Aim →
Quote word for word the lines below, beginning with the first and ending with the one that has "const xTickLabelsRight = ['500', '1000', '1500', '2000'];". Drop the pictures.

>>

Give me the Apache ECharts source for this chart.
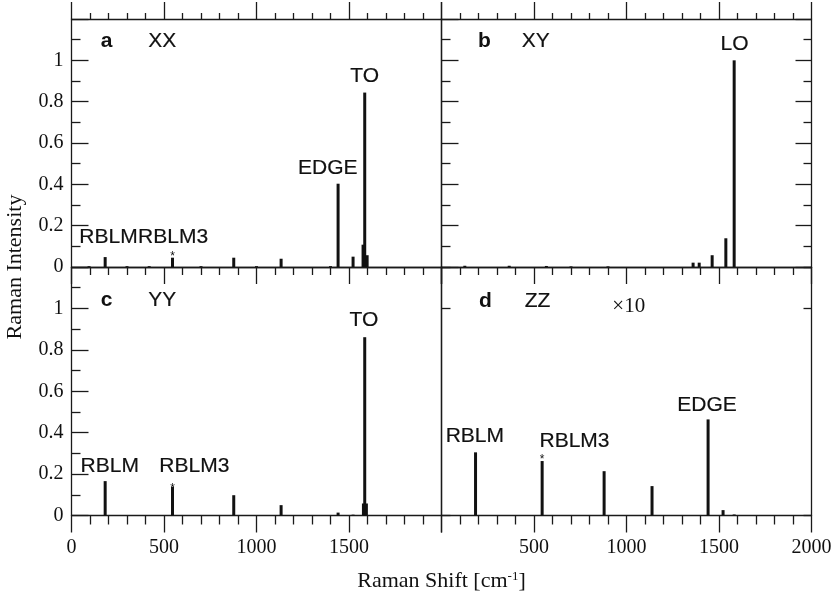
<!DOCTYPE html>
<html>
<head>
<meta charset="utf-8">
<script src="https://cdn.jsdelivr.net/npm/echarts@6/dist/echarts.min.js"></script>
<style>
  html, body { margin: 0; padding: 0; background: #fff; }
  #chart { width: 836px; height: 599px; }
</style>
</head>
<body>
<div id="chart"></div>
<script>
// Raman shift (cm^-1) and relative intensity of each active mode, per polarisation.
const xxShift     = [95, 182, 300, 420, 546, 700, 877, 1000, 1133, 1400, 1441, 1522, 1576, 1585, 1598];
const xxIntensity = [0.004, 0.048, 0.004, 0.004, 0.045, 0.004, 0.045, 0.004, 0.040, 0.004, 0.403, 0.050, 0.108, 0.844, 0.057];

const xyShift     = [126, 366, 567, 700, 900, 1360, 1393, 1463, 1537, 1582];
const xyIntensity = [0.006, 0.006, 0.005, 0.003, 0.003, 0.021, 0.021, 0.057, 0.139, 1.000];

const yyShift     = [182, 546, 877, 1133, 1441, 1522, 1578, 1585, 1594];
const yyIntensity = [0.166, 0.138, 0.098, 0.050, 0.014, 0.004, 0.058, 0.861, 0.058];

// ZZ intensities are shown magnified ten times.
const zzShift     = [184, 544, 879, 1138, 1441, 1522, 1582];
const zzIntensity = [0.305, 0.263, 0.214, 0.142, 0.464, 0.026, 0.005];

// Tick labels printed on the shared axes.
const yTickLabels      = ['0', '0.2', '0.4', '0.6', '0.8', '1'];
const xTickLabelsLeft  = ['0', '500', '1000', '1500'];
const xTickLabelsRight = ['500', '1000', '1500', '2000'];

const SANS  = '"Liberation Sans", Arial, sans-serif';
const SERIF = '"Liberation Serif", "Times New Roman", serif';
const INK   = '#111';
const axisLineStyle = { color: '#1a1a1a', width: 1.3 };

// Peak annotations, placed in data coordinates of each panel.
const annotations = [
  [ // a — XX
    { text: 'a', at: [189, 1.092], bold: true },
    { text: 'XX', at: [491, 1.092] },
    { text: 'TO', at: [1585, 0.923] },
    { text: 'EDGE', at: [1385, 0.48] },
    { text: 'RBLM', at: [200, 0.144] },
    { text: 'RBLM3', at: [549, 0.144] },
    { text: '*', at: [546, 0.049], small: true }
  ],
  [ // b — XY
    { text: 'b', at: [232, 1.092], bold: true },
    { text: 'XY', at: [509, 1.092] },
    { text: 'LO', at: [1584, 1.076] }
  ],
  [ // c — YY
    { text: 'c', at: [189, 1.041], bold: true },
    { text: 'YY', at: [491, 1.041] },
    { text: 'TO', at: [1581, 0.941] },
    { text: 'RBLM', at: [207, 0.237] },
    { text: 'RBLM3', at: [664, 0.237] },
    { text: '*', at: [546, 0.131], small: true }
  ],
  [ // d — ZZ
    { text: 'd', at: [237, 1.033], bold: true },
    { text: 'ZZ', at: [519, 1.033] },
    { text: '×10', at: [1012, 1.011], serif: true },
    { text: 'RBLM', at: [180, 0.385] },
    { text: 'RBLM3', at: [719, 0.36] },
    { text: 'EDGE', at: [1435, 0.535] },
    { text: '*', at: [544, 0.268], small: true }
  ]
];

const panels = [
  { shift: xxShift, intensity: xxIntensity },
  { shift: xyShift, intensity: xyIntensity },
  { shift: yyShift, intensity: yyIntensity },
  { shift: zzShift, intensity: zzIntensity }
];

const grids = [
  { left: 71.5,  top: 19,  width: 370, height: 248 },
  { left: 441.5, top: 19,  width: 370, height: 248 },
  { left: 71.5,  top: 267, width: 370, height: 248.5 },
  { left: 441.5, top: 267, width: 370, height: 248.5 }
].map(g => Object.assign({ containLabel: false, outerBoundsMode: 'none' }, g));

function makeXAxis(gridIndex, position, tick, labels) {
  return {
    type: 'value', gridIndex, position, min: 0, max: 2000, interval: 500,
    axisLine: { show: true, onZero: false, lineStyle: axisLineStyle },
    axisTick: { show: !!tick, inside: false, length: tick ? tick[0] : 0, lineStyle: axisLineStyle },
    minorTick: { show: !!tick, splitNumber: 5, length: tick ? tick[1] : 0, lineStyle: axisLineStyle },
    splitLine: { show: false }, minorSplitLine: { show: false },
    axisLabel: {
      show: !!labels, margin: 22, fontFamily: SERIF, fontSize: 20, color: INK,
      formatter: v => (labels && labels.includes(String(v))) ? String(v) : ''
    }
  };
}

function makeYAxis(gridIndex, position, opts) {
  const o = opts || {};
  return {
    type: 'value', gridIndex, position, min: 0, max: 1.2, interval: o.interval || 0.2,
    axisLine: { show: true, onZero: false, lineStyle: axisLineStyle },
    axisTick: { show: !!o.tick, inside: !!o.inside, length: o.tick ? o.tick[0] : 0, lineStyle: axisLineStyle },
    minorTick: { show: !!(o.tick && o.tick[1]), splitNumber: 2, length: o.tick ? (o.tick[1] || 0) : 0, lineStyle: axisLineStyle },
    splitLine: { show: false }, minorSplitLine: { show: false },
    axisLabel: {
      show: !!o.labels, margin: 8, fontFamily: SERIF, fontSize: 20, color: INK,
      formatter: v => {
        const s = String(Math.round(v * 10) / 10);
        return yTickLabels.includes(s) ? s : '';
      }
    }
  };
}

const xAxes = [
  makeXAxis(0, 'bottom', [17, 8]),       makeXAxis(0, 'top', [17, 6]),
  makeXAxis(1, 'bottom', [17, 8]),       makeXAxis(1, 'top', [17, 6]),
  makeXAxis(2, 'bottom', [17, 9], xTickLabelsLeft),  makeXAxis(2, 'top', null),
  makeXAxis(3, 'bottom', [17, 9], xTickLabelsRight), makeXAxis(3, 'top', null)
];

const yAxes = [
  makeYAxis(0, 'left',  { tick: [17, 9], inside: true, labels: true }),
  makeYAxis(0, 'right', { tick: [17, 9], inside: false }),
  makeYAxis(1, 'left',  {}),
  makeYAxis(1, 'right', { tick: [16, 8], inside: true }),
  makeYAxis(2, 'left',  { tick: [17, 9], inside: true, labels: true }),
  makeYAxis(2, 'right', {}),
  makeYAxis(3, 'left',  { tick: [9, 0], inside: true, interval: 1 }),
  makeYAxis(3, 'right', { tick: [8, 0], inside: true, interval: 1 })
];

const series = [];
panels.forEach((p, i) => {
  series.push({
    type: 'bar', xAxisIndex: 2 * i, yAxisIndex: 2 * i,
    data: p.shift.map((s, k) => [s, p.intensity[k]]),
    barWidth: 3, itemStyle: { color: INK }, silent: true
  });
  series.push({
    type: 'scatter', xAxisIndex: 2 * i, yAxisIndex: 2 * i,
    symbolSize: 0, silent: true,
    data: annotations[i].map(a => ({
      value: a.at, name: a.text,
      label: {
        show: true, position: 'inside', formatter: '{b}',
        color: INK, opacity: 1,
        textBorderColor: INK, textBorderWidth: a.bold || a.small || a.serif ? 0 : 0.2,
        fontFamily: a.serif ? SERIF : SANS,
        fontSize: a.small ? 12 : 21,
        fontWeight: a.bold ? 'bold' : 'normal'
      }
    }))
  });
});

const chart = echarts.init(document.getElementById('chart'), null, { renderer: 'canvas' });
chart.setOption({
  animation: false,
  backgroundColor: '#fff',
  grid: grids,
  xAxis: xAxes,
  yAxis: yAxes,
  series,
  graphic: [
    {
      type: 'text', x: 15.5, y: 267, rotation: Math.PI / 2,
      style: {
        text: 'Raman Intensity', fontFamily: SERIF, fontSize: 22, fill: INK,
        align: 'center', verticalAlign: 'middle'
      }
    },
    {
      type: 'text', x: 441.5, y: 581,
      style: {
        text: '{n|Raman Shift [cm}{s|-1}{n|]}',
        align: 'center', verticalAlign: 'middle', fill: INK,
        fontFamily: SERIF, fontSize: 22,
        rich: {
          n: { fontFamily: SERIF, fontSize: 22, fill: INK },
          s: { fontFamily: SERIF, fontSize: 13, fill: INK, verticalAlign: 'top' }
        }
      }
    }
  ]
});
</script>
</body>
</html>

<<

Final result →
Give me the Apache ECharts source for this chart.
<!DOCTYPE html>
<html>
<head>
<meta charset="utf-8">
<script src="https://cdn.jsdelivr.net/npm/echarts@6/dist/echarts.min.js"></script>
<style>
  html, body { margin: 0; padding: 0; background: #fff; }
  #chart { width: 836px; height: 599px; }
</style>
</head>
<body>
<div id="chart"></div>
<script>
// Raman shift (cm^-1) and relative intensity of each active mode, per polarisation.
const xxShift     = [95, 182, 300, 420, 546, 700, 877, 1000, 1133, 1400, 1441, 1522, 1576, 1585, 1598];
const xxIntensity = [0.004, 0.048, 0.004, 0.004, 0.045, 0.004, 0.045, 0.004, 0.040, 0.004, 0.403, 0.050, 0.108, 0.844, 0.057];

const xyShift     = [126, 366, 567, 700, 900, 1360, 1393, 1463, 1537, 1582];
const xyIntensity = [0.006, 0.006, 0.005, 0.003, 0.003, 0.021, 0.021, 0.057, 0.139, 1.000];

const yyShift     = [182, 546, 877, 1133, 1441, 1522, 1578, 1585, 1594];
const yyIntensity = [0.166, 0.138, 0.098, 0.050, 0.014, 0.004, 0.058, 0.861, 0.058];

// ZZ intensities are shown magnified ten times.
const zzShift     = [184, 544, 879, 1138, 1441, 1522, 1582];
const zzIntensity = [0.305, 0.263, 0.214, 0.142, 0.464, 0.026, 0.005];

// Tick labels printed on the shared axes.
const yTickLabels      = ['0', '0.2', '0.4', '0.6', '0.8', '1'];
const xTickLabelsLeft  = ['0', '500', '1000', '1500'];
const xTickLabelsRight = ['500', '1000', '1500', '2000'];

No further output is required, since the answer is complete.